───── DATA TO PROCESS
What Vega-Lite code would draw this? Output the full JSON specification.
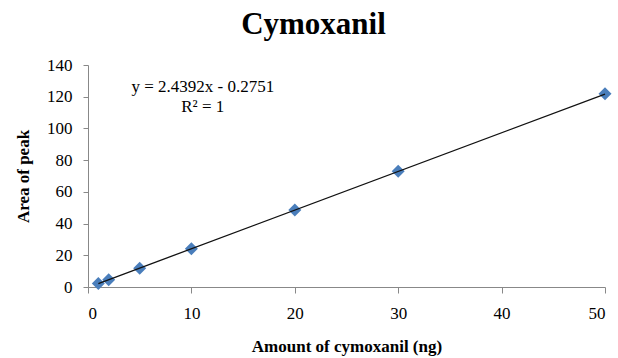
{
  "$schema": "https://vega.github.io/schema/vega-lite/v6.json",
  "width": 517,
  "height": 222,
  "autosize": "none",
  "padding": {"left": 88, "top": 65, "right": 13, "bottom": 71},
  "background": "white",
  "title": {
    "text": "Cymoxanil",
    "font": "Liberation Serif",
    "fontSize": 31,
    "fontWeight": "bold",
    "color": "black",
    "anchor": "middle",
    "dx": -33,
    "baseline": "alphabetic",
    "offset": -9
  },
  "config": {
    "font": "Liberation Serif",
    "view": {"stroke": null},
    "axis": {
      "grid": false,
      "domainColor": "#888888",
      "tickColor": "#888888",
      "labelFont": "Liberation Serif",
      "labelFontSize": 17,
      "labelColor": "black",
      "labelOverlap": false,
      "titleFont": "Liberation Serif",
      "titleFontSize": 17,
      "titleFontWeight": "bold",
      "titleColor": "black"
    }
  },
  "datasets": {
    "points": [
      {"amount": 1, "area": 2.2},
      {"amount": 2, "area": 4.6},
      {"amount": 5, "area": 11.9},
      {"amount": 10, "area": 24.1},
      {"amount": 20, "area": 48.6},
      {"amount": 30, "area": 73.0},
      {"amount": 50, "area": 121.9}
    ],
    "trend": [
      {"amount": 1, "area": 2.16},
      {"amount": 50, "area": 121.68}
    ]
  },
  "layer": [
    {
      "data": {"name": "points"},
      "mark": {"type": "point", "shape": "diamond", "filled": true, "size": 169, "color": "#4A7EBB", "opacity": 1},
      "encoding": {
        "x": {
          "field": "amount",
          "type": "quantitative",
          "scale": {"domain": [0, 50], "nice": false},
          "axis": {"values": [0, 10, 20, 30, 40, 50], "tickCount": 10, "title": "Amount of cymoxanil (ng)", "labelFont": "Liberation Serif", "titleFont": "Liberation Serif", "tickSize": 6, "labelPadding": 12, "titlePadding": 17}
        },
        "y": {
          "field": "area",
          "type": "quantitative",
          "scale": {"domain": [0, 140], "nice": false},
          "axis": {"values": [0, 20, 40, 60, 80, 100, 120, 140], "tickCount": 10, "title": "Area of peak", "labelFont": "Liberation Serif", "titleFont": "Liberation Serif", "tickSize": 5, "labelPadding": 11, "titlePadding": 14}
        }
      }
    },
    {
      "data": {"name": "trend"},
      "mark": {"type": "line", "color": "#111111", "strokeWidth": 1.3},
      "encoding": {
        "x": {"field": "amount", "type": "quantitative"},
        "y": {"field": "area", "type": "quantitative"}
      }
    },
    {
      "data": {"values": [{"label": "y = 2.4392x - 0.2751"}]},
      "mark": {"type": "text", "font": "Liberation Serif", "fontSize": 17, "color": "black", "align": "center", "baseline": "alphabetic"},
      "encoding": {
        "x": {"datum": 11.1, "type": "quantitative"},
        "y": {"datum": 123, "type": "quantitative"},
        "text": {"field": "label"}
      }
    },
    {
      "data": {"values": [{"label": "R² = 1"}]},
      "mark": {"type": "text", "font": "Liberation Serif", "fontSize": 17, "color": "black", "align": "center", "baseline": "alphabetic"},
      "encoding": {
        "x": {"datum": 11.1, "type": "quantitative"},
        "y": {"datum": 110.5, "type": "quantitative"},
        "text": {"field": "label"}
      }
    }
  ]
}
──────────
───── DATA TO PROCESS
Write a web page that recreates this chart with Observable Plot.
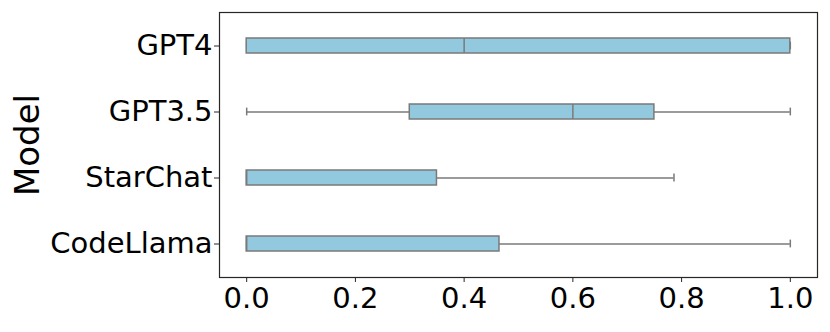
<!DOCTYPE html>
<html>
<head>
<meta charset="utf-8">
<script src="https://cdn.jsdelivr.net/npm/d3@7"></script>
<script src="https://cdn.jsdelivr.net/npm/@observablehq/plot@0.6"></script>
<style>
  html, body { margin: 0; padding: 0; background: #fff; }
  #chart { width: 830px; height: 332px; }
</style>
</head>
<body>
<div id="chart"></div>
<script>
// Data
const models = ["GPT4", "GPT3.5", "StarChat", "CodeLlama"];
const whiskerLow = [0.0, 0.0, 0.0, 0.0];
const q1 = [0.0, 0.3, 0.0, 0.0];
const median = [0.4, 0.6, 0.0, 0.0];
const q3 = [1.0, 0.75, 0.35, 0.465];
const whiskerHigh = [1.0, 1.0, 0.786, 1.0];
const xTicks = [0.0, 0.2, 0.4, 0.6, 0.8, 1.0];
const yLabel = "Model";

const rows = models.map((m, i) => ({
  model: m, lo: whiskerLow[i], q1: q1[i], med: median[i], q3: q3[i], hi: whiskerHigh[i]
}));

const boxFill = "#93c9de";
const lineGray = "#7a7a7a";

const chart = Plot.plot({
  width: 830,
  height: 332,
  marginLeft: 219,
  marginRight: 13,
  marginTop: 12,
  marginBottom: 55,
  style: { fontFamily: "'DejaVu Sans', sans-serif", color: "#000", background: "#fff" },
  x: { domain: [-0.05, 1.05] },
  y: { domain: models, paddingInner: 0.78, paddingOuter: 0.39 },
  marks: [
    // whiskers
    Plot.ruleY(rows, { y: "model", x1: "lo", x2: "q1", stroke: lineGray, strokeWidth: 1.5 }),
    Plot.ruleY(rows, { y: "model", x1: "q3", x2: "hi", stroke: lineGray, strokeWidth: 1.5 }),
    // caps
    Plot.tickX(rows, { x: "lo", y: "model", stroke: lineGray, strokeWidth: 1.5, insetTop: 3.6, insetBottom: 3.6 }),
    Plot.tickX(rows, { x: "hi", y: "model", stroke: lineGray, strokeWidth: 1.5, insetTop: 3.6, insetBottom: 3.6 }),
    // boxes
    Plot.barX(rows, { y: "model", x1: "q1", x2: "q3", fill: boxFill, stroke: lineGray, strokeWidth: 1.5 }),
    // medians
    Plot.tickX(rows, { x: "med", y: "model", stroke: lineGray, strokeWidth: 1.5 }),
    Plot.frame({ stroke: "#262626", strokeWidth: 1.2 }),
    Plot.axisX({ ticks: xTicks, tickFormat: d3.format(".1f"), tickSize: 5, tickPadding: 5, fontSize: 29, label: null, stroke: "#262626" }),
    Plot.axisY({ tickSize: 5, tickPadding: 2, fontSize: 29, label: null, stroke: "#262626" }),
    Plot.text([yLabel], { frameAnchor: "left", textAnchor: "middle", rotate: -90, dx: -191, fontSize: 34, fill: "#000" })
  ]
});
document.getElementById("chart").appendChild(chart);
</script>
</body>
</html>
──────────
Which lines in the listing above hold the word "chart"? Show each of them.

Write a web page that recreates this chart with Observable Plot.
  #chart { width: 830px; height: 332px; }
<div id="chart"></div>
const chart = Plot.plot({
document.getElementById("chart").appendChild(chart);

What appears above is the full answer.